With this new found interactivity, we can now select the participant (via ID) to locate their position in their respective social network. Also, we are able to filter for nodes by their group (in this case, set as education level).
visNetwork(participants_nodes_all_v2,
city_edges_agg_all_v2) %>%
visIgraphLayout(layout = "layout_nicely") %>%
visEdges(arrows = "to",
smooth = list(enabled = TRUE,
type = "curvedCW")) %>%
visOptions(highlightNearest = TRUE,
nodesIdSelection = list(enabled = TRUE),
selectedBy = list(variable = "group")) %>%
visLegend(main = "Education Level Legend",
position = "right") %>%
visEdges(arrows = "to",
color = list(highlight="black")) %>%
visLayout(randomSeed = 123)
For curiosity, I’ve attempted to plot another interactive network graph, but with Interest Group as the group instead.
participants_nodes_all_v3 <- merge(x=city_nodes,y=nodes_involved_all_v2,by="participantId") %>%
mutate(participantId = as.character(participantId)) %>%
rename(id = participantId,
group = interestGroup,
`Education Level` = educationLevel,
`Have Kids` = haveKids,
`Household Size` = householdSize,
`Joviality` = joviality,
`Age` = age)
With this new found interactivity, we can now select the participant (via ID) to locate their position in their respective social network.
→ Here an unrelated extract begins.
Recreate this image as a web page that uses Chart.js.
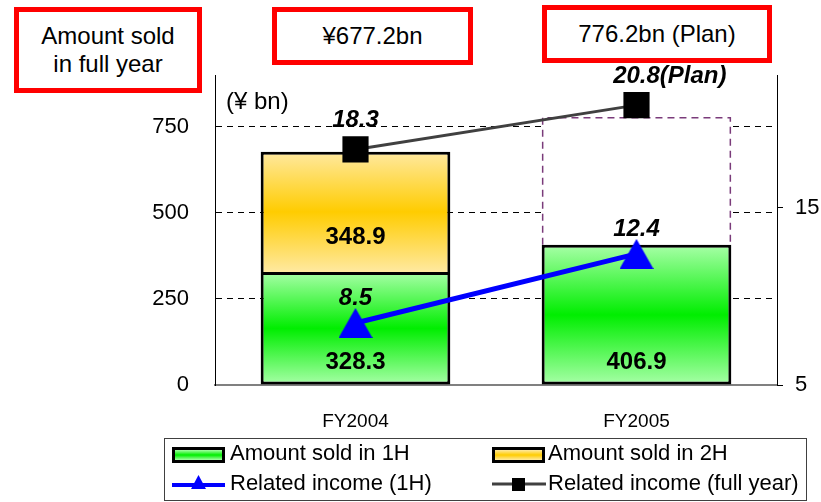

Also, we are able to filter for nodes by their group (in this case, set as interest group).
visNetwork(participants_nodes_all_v3,
city_edges_agg_all_v2) %>%
visIgraphLayout(layout = "layout_nicely") %>%
visEdges(arrows = "to",
smooth = list(enabled = TRUE,
type = "curvedCW")) %>%
visOptions(highlightNearest = TRUE,
nodesIdSelection = list(enabled = TRUE),
selectedBy = list(variable = "group")) %>%
visLegend(main = "Interest Group Legend",
position = "right") %>%
visEdges(arrows = "to",
color = list(highlight="black")) %>%
visLayout(randomSeed = 123)
One interesting observation was that in those larger network circles, participants from Interest Group D and J seems to be critical in connecting the smaller social groups together, forming a larger social circle.
In summary, from the graphs plotted, my observations are,
More can be done to analyze additional details of the above observations so that the analysis result can be more holistic.